PART IV

HUMAN DESTINY

The future is not an optional topic for classic Christian
teaching. It is intrinsic to all its other aspects.

—Irenaeus, Ag. Her. 5, I

 

HERE WE CONSIDER WHAT IT MEANS TO CONFESS Christian faith regarding such essential and weighty subjects as the future of history, the resurrection of the body, the return of Christ, the Christian hope, the final judgment, the communion of saints, and the life everlasting. This traditional order highlights the final hope that frames all finite thoughts and contextualizes all human acts. Our modest aim: to state accurately the classic consensus on these huge questions.

Already we have delved into numerous subjects pertaining to the end (eschaton) of history, but now, following the sequence of the Apostles’ Creed and the earliest baptismal confessions (Profession of the Presbyters of Smyrna, c. 180, Irenaeus, c. 190, Interrogatory Creed of Hippolytus, c. 215, Nicaea, 325, Constantinople, 381), we come to last things. The pinnacle location of issues of death, personal survival, and final judgment at the end of the sequence of confessional teachings does not suggest that these matters are less essential, but all the more decisive. Their climactic last position among the articles of faith does not imply their triviality, but their finality.

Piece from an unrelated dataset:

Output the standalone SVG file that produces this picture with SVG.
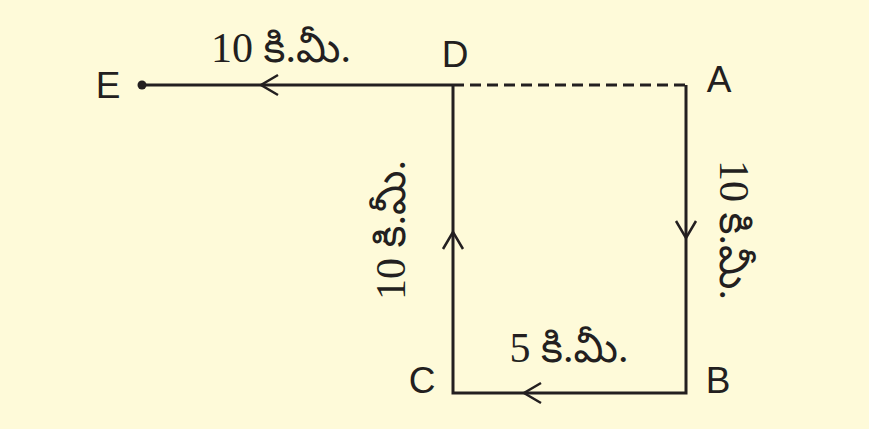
<svg xmlns="http://www.w3.org/2000/svg" width="869" height="429" viewBox="0 0 869 429">
<style>
.ln{stroke:#231f20;stroke-width:3;fill:none}
.ar{stroke:#231f20;stroke-width:2.5;fill:none}
.lb{font-family:"Liberation Sans",Arial,sans-serif;font-size:37px;fill:#231f20}
.km{font-family:"Liberation Serif","Noto Sans Telugu","Noto Serif Telugu",serif;font-size:42px;fill:#231f20}
</style>
<rect width="869" height="429" fill="#fefad9"/>
<g id="connectors">
<line class="ln" x1="142" y1="85" x2="453" y2="85"/>
<line class="ln" x1="453" y1="85" x2="686" y2="85" stroke-dasharray="11,6"/>
<polyline class="ln" points="686,85 686,393 453,393 453,85"/>
<polyline class="ar" points="278,75 261,85 278,95"/>
<polyline class="ar" points="443,249 453,232 463,249"/>
<polyline class="ar" points="676,221 686,238 696,221"/>
<polyline class="ar" points="541,383 524,393 541,403"/>
</g>
<g id="E"><circle cx="142" cy="85" r="4.5" fill="#231f20"/><text class="lb" x="108" y="98" text-anchor="middle">E</text></g>
<g id="D"><text class="lb" x="455" y="67" text-anchor="middle">D</text></g>
<g id="A"><text class="lb" x="719" y="92" text-anchor="middle">A</text></g>
<g id="B"><text class="lb" x="718" y="393" text-anchor="middle">B</text></g>
<g id="C"><text class="lb" x="422" y="393" text-anchor="middle">C</text></g>
<g id="labels">
<text class="km" x="281" y="62" text-anchor="middle">10 కి.మీ.</text>
<text class="km" x="569" y="362" text-anchor="middle">5 కి.మీ.</text>
<text class="km" transform="translate(405,230) rotate(-90)" text-anchor="middle">10 కి.మీ.</text>
<text class="km" transform="translate(720,230) rotate(90)" text-anchor="middle">10 కి.మీ.</text>
</g>
</svg>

All things in Christian teaching point to a coming consummation. All the vital energies of the doctrines, moral teachings, and liturgies of classic Christianity focus finally on events yet to come that will illumine all present life.

Human life attains its final end not in this life but in a future as yet unpos-sessed. The truest, fullest blessedness does not appear in temporal life, but in eternal life to come (Titus 1:2; Ambrose, Of the Christian Faith 5.17.215–16; 3:7; Baxter, The Saints’ Eternal Rest). The drama of human rebellion in history comes to full recognition only in its last scene. The symphony is not played out until its last note.